(Fort Lauderdale, Floride) Nous étions deux dans l’ascenseur de l’hôtel : Phil Pritchard et moi-même, et puis aussi, il y avait un gros boîtier noir entre nous.

« Est-ce que c’est ce que je pense ?

– Oui. »

C’était bel et bien ça : la coupe Stanley, la vraie, dans son fameux boîtier, le même que l’on voit toujours dans les photos. Elle est ici en Floride parce que c’est la finale, et comme chaque année, Phil Pritchard la promène un peu partout.

Vous le connaissez sûrement. En anglais, il est le « Keeper of the Cup » (le « gardien de la coupe »), et c’est lui qui transporte le fameux trophée dans tous les évènements, comme dimanche soir, dans ce chic resto de Fort Lauderdale, où les dirigeants de la LNH ont reçu dans l’opulence les partenaires, diffuseurs et journalistes.

PHOTO FOURNIE PAR RICHARD LABBÉ, LA PRESSE

Phil Pritchard et notre journaliste Richard Labbé

Phil Pritchard a eu bien du mal à manger, parce que tout le monde voulait une photo avec la coupe et aussi, souvent, avec lui.

« Je n’étais pas un très bon joueur de hockey, ma face avait tendance à se trouver souvent sur le chemin de la rondelle, explique-t-il.

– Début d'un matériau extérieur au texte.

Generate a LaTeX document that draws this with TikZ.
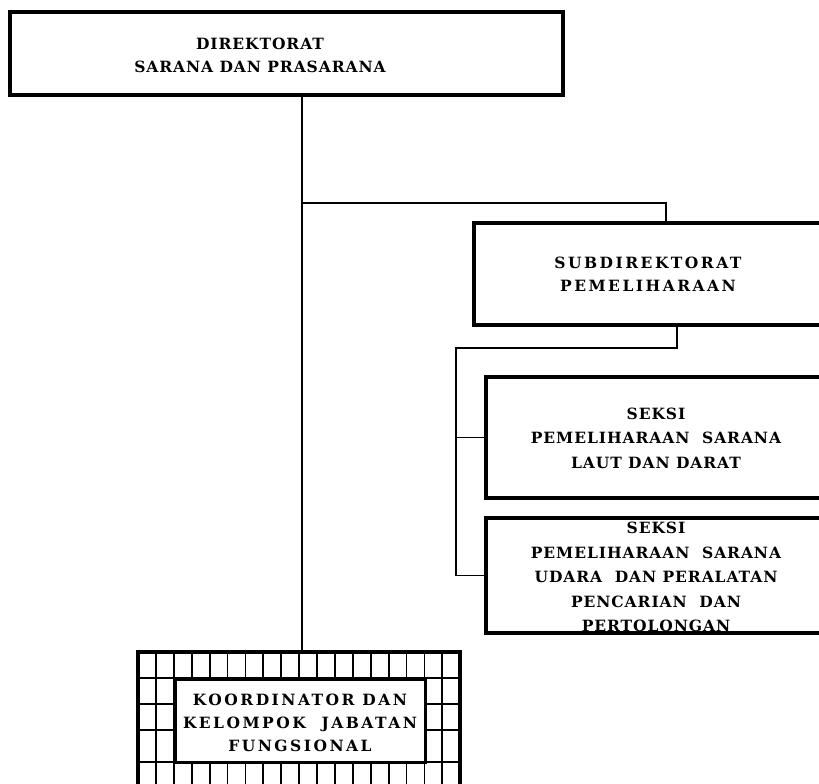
\documentclass[tikz,border=0pt]{standalone}
\usepackage{fontspec}
\setmainfont{DejaVu Serif}
\usetikzlibrary{positioning}

\begin{document}
\begin{tikzpicture}[x=1pt, y=-1pt]
    \tikzset{
        block/.style = {rectangle, draw=black, line width=3.6pt, inner sep=0pt},
        caption/.style = {align=center, inner sep=0pt,
                          font=\bfseries\fontsize{15.5}{23}\selectfont\addfontfeature{LetterSpace=6}},
        wide/.style = {caption, font=\bfseries\fontsize{15.5}{23}\selectfont\addfontfeature{LetterSpace=16}},
        seksi/.style = {caption, font=\bfseries\fontsize{15.5}{24.5}\selectfont\addfontfeature{LetterSpace=6}},
        line/.style = {line width=1.6pt},
        gridline/.style = {line width=1.8pt}
    }
    \useasboundingbox (0,0) rectangle (819,784);

    % direktorat
    \node [block, minimum width=553pt, minimum height=83pt] (dir) at (286.5,53.5) {};
    \node [caption] (dirtxt) at (260,55) {DIREKTORAT\\SARANA DAN PRASARANA};

    % subdirektorat
    \node [block, minimum width=366pt, minimum height=102pt] (sub) at (657,274) {};
    \node [wide] (subtxt) at (648,274) {SUBDIREKTORAT\\PEMELIHARAAN};

    % seksi
    \node [block, minimum width=354pt, minimum height=121pt] (laut) at (663,437.5) {};
    \node [seksi] (lauttxt) at (656,438) {SEKSI\\PEMELIHARAAN~~SARANA\\LAUT DAN DARAT};
    \node [seksi] (udaratxt) at (656,577) {SEKSI\\PEMELIHARAAN~~SARANA\\UDARA~~DAN PERALATAN\\PENCARIAN~~DAN\\PERTOLONGAN};
    \node [block, minimum width=354pt, minimum height=115pt] (udara) at (663,575.5) {};

    % kelompok jabatan fungsional
    \foreach \gx in {0,...,18}
        \draw [gridline] ({138+17.9*\gx},652) -- ({138+17.9*\gx},790);
    \foreach \gy in {652,678,704,730,762}
        \draw [gridline] (138,\gy) -- (460,\gy);
    \draw [line width=3.6pt] (138,790) -- (138,652) -- (460,652) -- (460,790);
    \node [block, line width=3pt, fill=white, minimum width=250pt, minimum height=83pt] (kor) at (300,720.5) {};
    \node [wide] (kortxt) at (300,723) {KOORDINATOR DAN\\KELOMPOK~~JABATAN\\FUNGSIONAL};

    % garis
    \coordinate (trunk) at (302,652);
    \coordinate (rail) at (456,348);
    \draw [line] (dir.south -| trunk) -- (trunk);
    \draw [line] (trunk |- 0,203) -| ([xshift=9pt]sub.north);
    \draw [line] ([xshift=20pt]sub.south) |- (rail) |- (udara.west);
    \draw [line] (rail |- laut.west) -- (laut.west);
\end{tikzpicture}
\end{document}
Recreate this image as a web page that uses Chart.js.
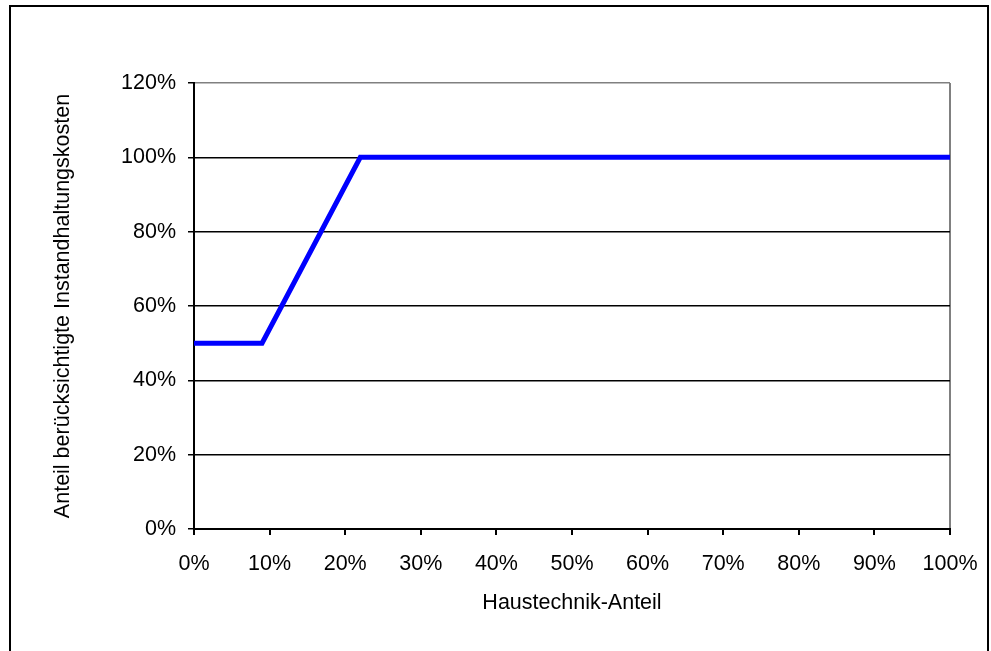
<!DOCTYPE html>
<html>
<head>
<meta charset="utf-8">
<script src="https://cdn.jsdelivr.net/npm/chart.js@4/dist/chart.umd.min.js"></script>
<style>
  html, body { margin: 0; padding: 0; background: #fff; overflow: hidden; }
  #wrap { position: relative; width: 991px; height: 651px; }
  #frame { position: absolute; left: 9px; top: 5px; width: 980px; height: 660px; border: 2px solid #000; box-sizing: border-box; pointer-events: none; }
  canvas { position: absolute; left: 0; top: 0; }
</style>
</head>
<body>
<div id="wrap">
  <canvas id="c" width="991" height="651"></canvas>
  <div id="frame"></div>
</div>
<script>
// Haustechnik-Anteil (x, %) and berücksichtigter Anteil der Instandhaltungskosten (y, %)
const haustechnikAnteil = [0, 9, 22, 100];
const kostenAnteil = [50, 50, 100, 100];

const xTicks = [0, 10, 20, 30, 40, 50, 60, 70, 80, 90, 100];
const yTicks = [0, 20, 40, 60, 80, 100, 120];

const xTitle = 'Haustechnik-Anteil';
const yTitle = 'Anteil berücksichtigte Instandhaltungskosten';

const font = { family: '"Liberation Sans", Arial, sans-serif', size: 21.5 };

const points = haustechnikAnteil.map((x, i) => ({ x, y: kostenAnteil[i] }));

new Chart(document.getElementById('c'), {
  type: 'line',
  data: {
    datasets: [{
      data: points,
      borderColor: '#0000ff',
      borderWidth: 5,
      borderJoinStyle: 'miter',
      pointRadius: 0,
      tension: 0,
      fill: false
    }]
  },
  options: {
    responsive: false,
    animation: false,
    events: [],
    layout: { padding: { left: 0, right: 41, top: 83, bottom: 0 } },
    plugins: { legend: { display: false }, tooltip: { enabled: false } },
    scales: {
      x: {
        type: 'linear',
        min: 0, max: 100,
        afterBuildTicks: s => { s.ticks = xTicks.map(v => ({ value: v })); },
        afterFit: s => { s.height = 122; s.paddingRight = 0; s.paddingLeft = 0; },
        ticks: {
          color: '#000', font, padding: 16,
          maxRotation: 0, autoSkip: false,
          callback: v => v + '%'
        },
        grid: {
          color: c => (c.tick && c.tick.value === 100) ? '#808080' : 'rgba(0,0,0,0)',
          tickColor: '#000',
          tickLength: 6,
          lineWidth: 2
        },
        border: { color: '#000', width: 2 },
        title: { display: true, text: xTitle, color: '#000', font, padding: { top: 0, bottom: 35 } }
      },
      y: {
        min: 0, max: 120,
        afterBuildTicks: s => { s.ticks = yTicks.map(v => ({ value: v })); },
        afterFit: s => { s.width = 194; s.paddingTop = 0; s.paddingBottom = 0; },
        ticks: {
          color: '#000', font, padding: 12,
          autoSkip: false,
          callback: v => v + '%'
        },
        grid: {
          color: c => (c.tick && c.tick.value === 120) ? '#808080' : '#000',
          tickColor: '#000',
          tickLength: 6,
          lineWidth: 1.5
        },
        border: { color: '#000', width: 2 },
        title: { display: true, text: yTitle, color: '#000', font, padding: { top: 50, bottom: 0 } }
      }
    }
  }
});
</script>
</body>
</html>
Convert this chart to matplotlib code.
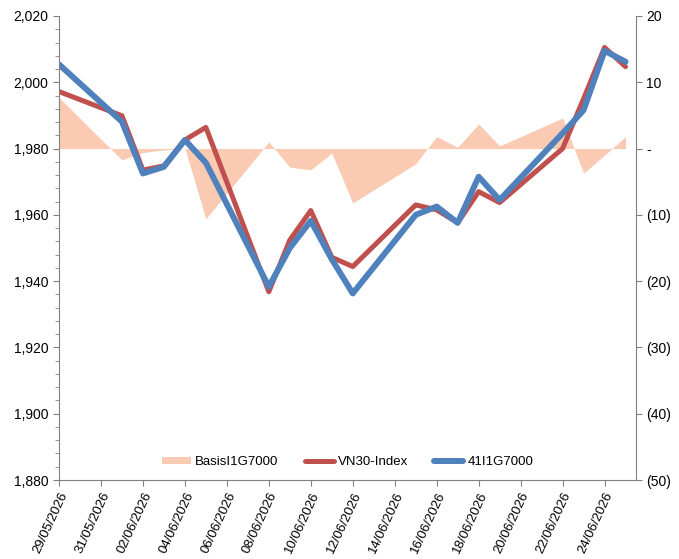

Alors j’ai dû penser à une autre façon de faire carrière dans le hockey ! »

L’homme de 62 ans fait ça depuis 40 ans, et il est officiellement vice-président et curateur au Temple de la renommée du hockey à Toronto. Mais pour les fans, il est le gars avec la coupe Stanley, surtout depuis 1994, quand il a eu la bonne idée de mettre des gants blancs au moment d’apporter la coupe aux Rangers de New York.

« Dans tous les musées du monde, on porte des gants blancs pour déplacer les œuvres… le Temple de la renommée est un musée, alors on a pensé qu’il fallait montrer un peu de respect pour le plus grand trophée du monde. »

Maintenant, les gens ne veulent plus me voir sans mes gants !

Phil Pritchard

Nous sommes choyés en ce chaud dimanche soir : la coupe qui est ici est la vraie, celle que les gagnants de la finale vont pouvoir soulever sous peu. Pendant ce temps, ceux qui passent par le Temple de la renommée doivent se contenter d’admirer une réplique.

Avec le temps, Phil Pritchard est devenu une sorte de vedette, bien qu’il aime jouer la carte de la modestie (« ce sont surtout les gars qui me reconnaissent, et les filles pas mal moins ! »). Mais on peut avancer que son rituel à gants blancs est maintenant indissociable de la finale.

« Avant 1994, c’était bien différent. Je me souviens d’avoir simplement poussé la coupe jusque sur la glace quand les Penguins de Pittsburgh l’ont gagnée deux fois au début des années 1990… La télé est partie en pause publicitaire, et au retour, [l’ex-président de la LNH] John Ziegler a donné la coupe à Mario Lemieux. »

Surveiller les amis…

Au fil de notre conversation, Phil Pritchard garde un œil sur son bébé. Les accidents, ça peut arriver, et puis d’ailleurs, quand on regarde de très près, on peut voir que la coupe est blessée au bas du corps…

« Ça, c’est quand l’Avalanche l’a gagnée il y a deux ans… Un joueur [Nicolas Aubé-Kubel] l’a échappée au moment de faire la photo d’équipe, et ça paraît encore au niveau de la base. Je dirais que 99 % des gars font très attention, ils ont travaillé très fort pour la gagner. C’est plus leurs amis qu’il faut surveiller… »

PHOTO RICHARD LABBÉ, LA PRESSE

La base abîmée de la Coupe Stanley

Une autre fois, au Forum de Montréal, Maurice Richard est tombé sur la glace avec la coupe lors d’une cérémonie du match des Étoiles de 1993. « Le Rocket est tombé dessus, heureusement pour lui, parce qu’il ne s’est pas blessé. Mais la coupe avait été endommagée, alors il a fallu la réparer avec l’aide du chauffeur de la Zamboni, qui était aussi un mécanicien ! »

Mais ça n’arrivera pas ici, pas ce soir, parce que tout le monde qui se prend en photo avec la coupe n’ose pas y toucher, ou à peine. Phil Pritchard la remettra ensuite dans son gros boîtier, comme d’habitude, jusqu’à la prochaine sortie.

Il ne s’en lasse pas. Et nous non plus.